Fortunately, the folks at Adobe agreed, and in Photoshop CS3, they introduced the only tool you'll ever need to convert your color images to black and white. It's called the Black & White adjustment, and it's easy, it's totally natural, and it's even lots of fun! In fact, it's so simple that anyone can use it regardless of their skill level! With the Black & White adjustment, you can easily emphasize certain areas of an image and de- emphasize other areas based on their original colors, without having to know anything about Channels or what Photoshop is doing behind the scenes to display color. Want the sky to be darker in the black and white version of your photo? Just drag the Blues slider towards the left.

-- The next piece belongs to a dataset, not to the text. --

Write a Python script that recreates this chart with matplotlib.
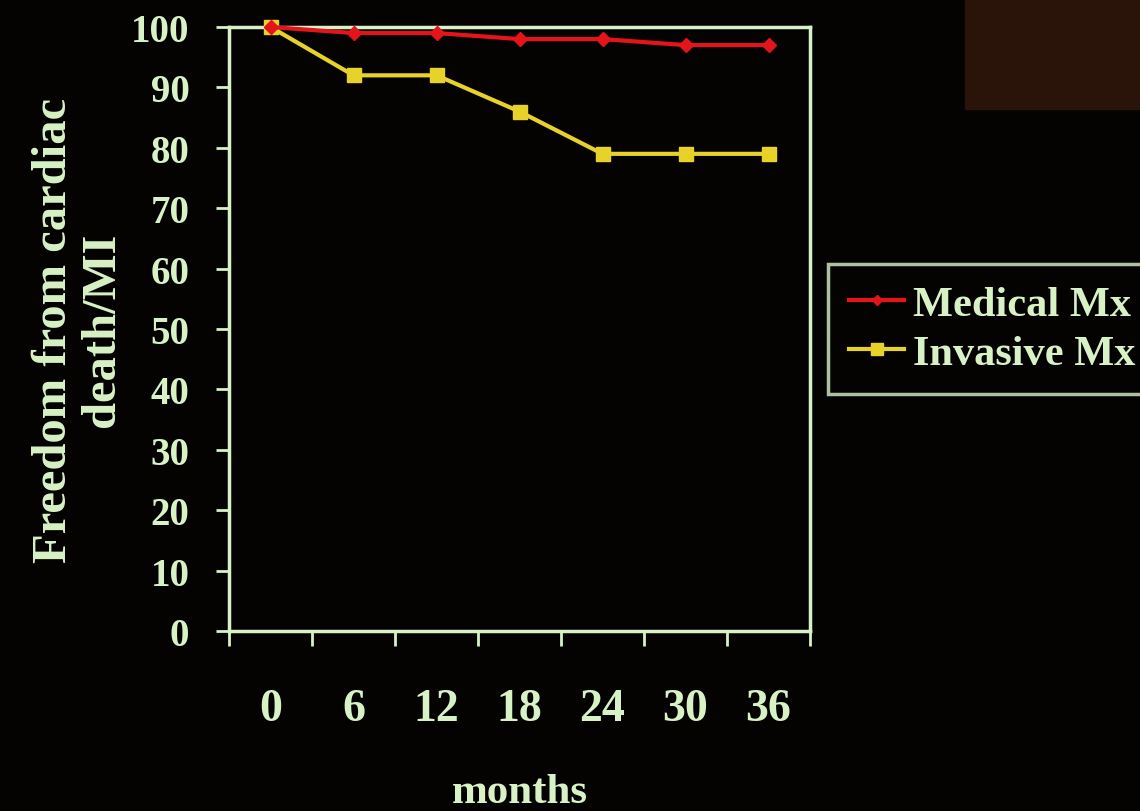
import matplotlib.pyplot as plt
import matplotlib.patches as patches
import numpy as np

months = ['0', '6', '12', '18', '24', '30', '36']
medical = [100, 99, 99, 98, 98, 97, 97]
invasive = [100, 92, 92, 86, 79, 79, 79]
yticks = list(range(0, 101, 10))

fg = '#d8f2c6'
red = '#e4141a'
yellow = '#e6d228'
bg = '#050302'

plt.rcParams['font.family'] = ['Liberation Serif', 'DejaVu Serif']
plt.rcParams['font.weight'] = 'bold'

fig = plt.figure(figsize=(11.4, 8.12), dpi=100, facecolor=bg)
# brownish patch in the photo, top right corner
fig.patches.append(patches.Rectangle((965 / 1140, 1 - 110 / 812), 175 / 1140, 110 / 812,
                                     transform=fig.transFigure, color='#2a1309', zorder=0))

ax = fig.add_axes([229 / 1140, 1 - 632 / 812, 581 / 1140, 604 / 812])
ax.set_facecolor(bg)

x = np.arange(len(months))
ax.plot(x, medical, color=red, lw=3, marker='D', ms=7, label='Medical Mx', clip_on=False, zorder=4)
ax.plot(x, invasive, color=yellow, lw=3, marker='s', ms=10, label='Invasive Mx', clip_on=False, zorder=3)

ax.set_xlim(-0.5, len(months) - 0.5)
ax.set_ylim(0, 100)
ax.set_yticks(yticks)
ax.set_xticks(x)
ax.set_xticklabels(months)
ax.set_xticks(np.arange(-0.5, len(months)), minor=True)

for s in ax.spines.values():
    s.set_color(fg)
    s.set_linewidth(2.5)

ax.tick_params(axis='y', colors=fg, labelsize=28, length=9.5, width=2, pad=19)
ax.tick_params(axis='x', which='major', colors=fg, labelsize=33, length=0, pad=41)
ax.tick_params(axis='x', which='minor', colors=fg, length=11, width=2)

ax.set_ylabel('Freedom from cardiac\ndeath/MI', color=fg, fontsize=35, fontweight='bold',
              labelpad=5, linespacing=1.12)
ax.set_xlabel('months', color=fg, fontsize=31, fontweight='bold', labelpad=31)

leg = ax.legend(loc='center left', bbox_to_anchor=(828 / 1140, 1 - 330 / 812),
                bbox_transform=fig.transFigure, frameon=True, fontsize=30.5,
                labelcolor=fg, handlelength=1.3, handletextpad=0.2, markerscale=0.8,
                borderpad=0.5, labelspacing=0.25, borderaxespad=0, fancybox=False)
leg.get_frame().set_facecolor(bg)
leg.get_frame().set_edgecolor(fg)
leg.get_frame().set_linewidth(2.5)

fig.savefig('out.png', dpi=100, facecolor=fig.get_facecolor())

Need skin tones to appear lighter? Drag the Reds slider towards the right. Does the brightness of the grass or the trees need a little fine tuning? Drag the Greens slider left or right until you get it just the way you want it.

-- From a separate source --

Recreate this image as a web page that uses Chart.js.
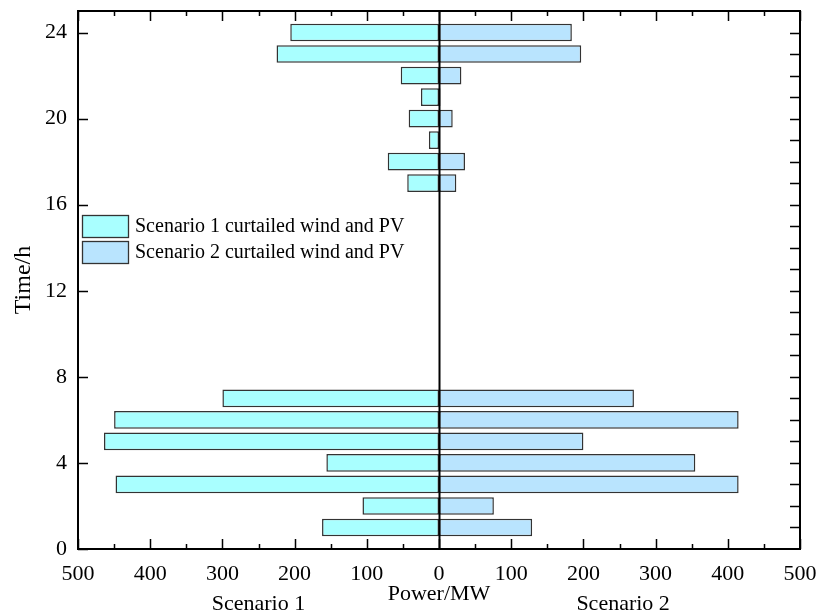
<!DOCTYPE html>
<html>
<head>
<meta charset="utf-8">
<script src="https://cdn.jsdelivr.net/npm/chart.js@4.4.0/dist/chart.umd.min.js"></script>
<style>
  html, body { margin: 0; padding: 0; background: #fff; }
  #wrap { width: 817px; height: 615px; }
</style>
</head>
<body>
<div id="wrap"><canvas id="myChart" width="817" height="615"></canvas></div>
<script>
// hours that have curtailment
var hours = [1, 2, 3, 4, 5, 6, 7, 17, 18, 19, 20, 21, 22, 23, 24];
// scenario 1 drawn to the left (negative), scenario 2 to the right
var scenario1 = [162, 106, 448, 156, 464, 450, 300, 44, 71, 14, 42, 25, 53, 225, 206];
var scenario2 = [129, 76, 415, 355, 200, 415, 270, 24, 36, 0, 19, 2, 31, 197, 184];
var labels = ['Scenario 1 curtailed wind and PV', 'Scenario 2 curtailed wind and PV'];
var yTicks = [0, 4, 8, 12, 16, 20, 24];
var serif = "'Liberation Serif', 'Times New Roman', serif";

var s1Points = hours.map(function(h, i){ return {x: -scenario1[i], y: h}; });
var s2Points = hours.map(function(h, i){ return {x: scenario2[i], y: h}; });

// frame, inward ticks, zero line, legend and scenario captions
var decor = {
  id: 'decor',
  afterDraw: function(chart){
    var ctx = chart.ctx;
    var a = chart.chartArea;
    var xs = chart.scales.x, ys = chart.scales.y;
    ctx.save();
    ctx.strokeStyle = '#000';
    ctx.lineWidth = 1.5;
    ctx.beginPath();
    // x ticks every 50, top and bottom
    for (var v = -500; v <= 500; v += 50) {
      var px = Math.round(xs.getPixelForValue(v)) + 0.5;
      var len = (v % 100 === 0) ? 10 : 5;
      ctx.moveTo(px, a.bottom); ctx.lineTo(px, a.bottom - len);
      ctx.moveTo(px, a.top); ctx.lineTo(px, a.top + len);
    }
    // left ticks on the labelled values
    yTicks.forEach(function(t){
      var py = Math.round(ys.getPixelForValue(t)) + 0.5;
      ctx.moveTo(a.left, py); ctx.lineTo(a.left + 10, py);
    });
    // right ticks every hour
    for (var h = 1; h <= 24; h++) {
      var py2 = Math.round(ys.getPixelForValue(h)) + 0.5;
      ctx.moveTo(a.right, py2); ctx.lineTo(a.right - 10, py2);
    }
    ctx.stroke();

    ctx.lineWidth = 2;
    ctx.strokeRect(a.left, a.top, a.right - a.left, a.bottom - a.top);

    // zero line
    var zx = Math.round(xs.getPixelForValue(0)) + 0.5;
    ctx.beginPath();
    ctx.moveTo(zx, a.top); ctx.lineTo(zx, a.bottom);
    ctx.stroke();

    // legend
    ctx.font = '20px ' + serif;
    ctx.textBaseline = 'middle';
    ctx.textAlign = 'left';
    chart.data.datasets.forEach(function(ds, i){
      var top = 215 + i * 26;
      ctx.fillStyle = ds.backgroundColor;
      ctx.fillRect(82, top, 46, 22);
      ctx.strokeStyle = '#333';
      ctx.lineWidth = 1.3;
      ctx.strokeRect(82.5, top + 0.5, 46, 22);
      ctx.fillStyle = '#000';
      ctx.fillText(ds.label, 135, top + 12);
    });

    // scenario captions
    ctx.font = '22px ' + serif;
    ctx.textAlign = 'center';
    ctx.fillText('Scenario 1', xs.getPixelForValue(-250), 604);
    ctx.fillText('Scenario 2', xs.getPixelForValue(255), 604);
    ctx.restore();
  }
};

function noEdgePadding(s){
  s.paddingTop = 0; s.paddingBottom = 0;
  s.paddingLeft = 0; s.paddingRight = 0;
}

var ctx = document.getElementById('myChart').getContext('2d');
var chart = new Chart(ctx, {
  type: 'bar',
  data: {
    datasets: [{
      label: labels[0],
      data: s1Points,
      backgroundColor: '#A9FFFF',
      borderColor: '#333333',
      borderWidth: 1.5,
      borderSkipped: false,
      categoryPercentage: 1,
      barPercentage: 0.82
    }, {
      label: labels[1],
      data: s2Points,
      backgroundColor: '#B9E4FE',
      borderColor: '#333333',
      borderWidth: 1.5,
      borderSkipped: false,
      categoryPercentage: 1,
      barPercentage: 0.82
    }]
  },
  options: {
    indexAxis: 'y',
    responsive: false,
    animation: false,
    layout: { padding: { top: 11, right: 17, left: 0, bottom: 0 } },
    plugins: {
      legend: { display: false },
      tooltip: { enabled: false }
    },
    scales: {
      x: {
        type: 'linear',
        stacked: true,
        min: -500,
        max: 500,
        grid: { display: false, drawTicks: false },
        border: { display: false },
        ticks: {
          stepSize: 100,
          padding: 12,
          color: '#000',
          font: { family: serif, size: 22 },
          maxRotation: 0,
          callback: function(v){ return Math.abs(v); }
        },
        title: {
          display: true,
          text: 'Power/MW',
          color: '#000',
          font: { family: serif, size: 22 },
          padding: { top: 0, bottom: 8 }
        },
        afterFit: function(s){ s.height = 66; noEdgePadding(s); }
      },
      y: {
        type: 'linear',
        stacked: true,
        offset: false,
        min: 0,
        max: 25,
        grid: { display: false, drawTicks: false },
        border: { display: false },
        ticks: {
          padding: 11,
          color: '#000',
          font: { family: serif, size: 22 }
        },
        afterBuildTicks: function(s){
          s.ticks = yTicks.map(function(v){ return {value: v}; });
        },
        title: {
          display: true,
          text: 'Time/h',
          color: '#000',
          font: { family: serif, size: 24 },
          padding: { top: 9, bottom: 0 }
        },
        afterFit: function(s){ s.width = 78; noEdgePadding(s); }
      }
    }
  },
  plugins: [decor]
});
</script>
</body>
</html>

It's really that simple! As with most image adjustments in Photoshop, the new Black & White converter comes in two flavors. There's the standard pixel- based version found by going up to the Image menu and choosing Adjustments, and there's the adjustment layer version. We're going to focus entirely on the adjustment layer version, since as we saw in the Non- Destructive Photo Editing with Adjustment Layers tutorial, adjustment layers allow us to work flexibly and non- destructively on our images. Since the Black & White adjustment was introduced in Photoshop CS3, I'll be using CS3 for this tutorial.
Of course, you'll need at least Photoshop CS3 as well if you want to follow along. Here's a photo I have open in Photoshop. I want to convert this photo to black and white using the Black & White adjustment: The original color photo. I want to use the adjustment layer version of the Black & White converter, so I'll click on the New Adjustment Layer icon at the bottom of the Layers palette and choose Black & White from the list of adjustment layers that appears: Selecting a Black & White adjustment layer.

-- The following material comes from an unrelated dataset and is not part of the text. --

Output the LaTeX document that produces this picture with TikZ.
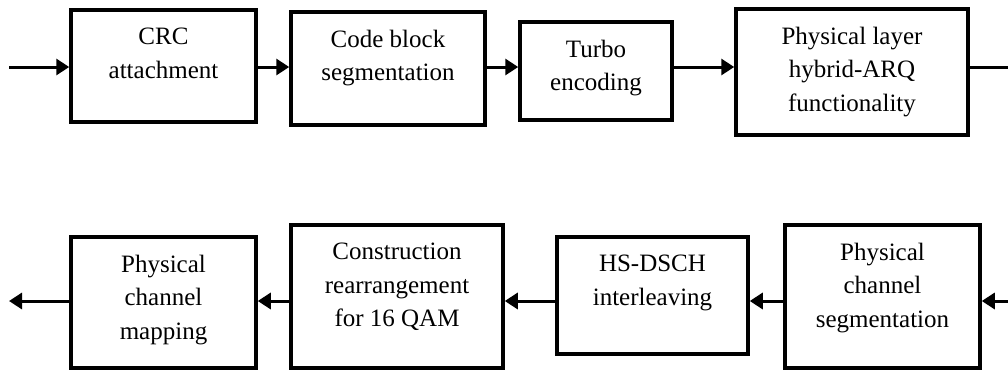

This brings up the Black and White dialog box. The main features in the dialog box are the six color sliders, each one controlling one of six primary colors in the image starting with Reds at the top followed in order by Yellows, Greens, Cyans, Blues, and finally Magentas at the bottom: The Black & White dialog box, with six main sliders that control different primary colors in the photo. These sliders adjust how bright or dark each color will appear in the black and white version, and we can use them to emphasize or de- emphasize certain objects or areas in the image, brightening areas we want to bring attention to and darkening less important areas, based entirely on the original color of those areas. Dragging a slider towards the right will brighten areas that contained that color, while dragging a slider to the left will darken areas that contained the color.
There's really nothing more to it than that! Notice how, when you bring up the Black & White dialog box, each slider is already set to a certain value, with Reds set to 4.
Yellows set to 6. These are the default values that Photoshop uses as a starting point for the black and white conversion. You'll also notice that as soon as you choose the Black & White adjustment from the Layers palette, Photoshop instantly converts your photo to black and white using those default settings. Here's my image as it appears so far with the default slider values: Photoshop instantly applies a default black and white conversion as a starting point. The default settings for my black and white conversion are perfect!
Or at least, they would be perfect if I wanted the man's shirt and the girl's dress to be the main focus of the image.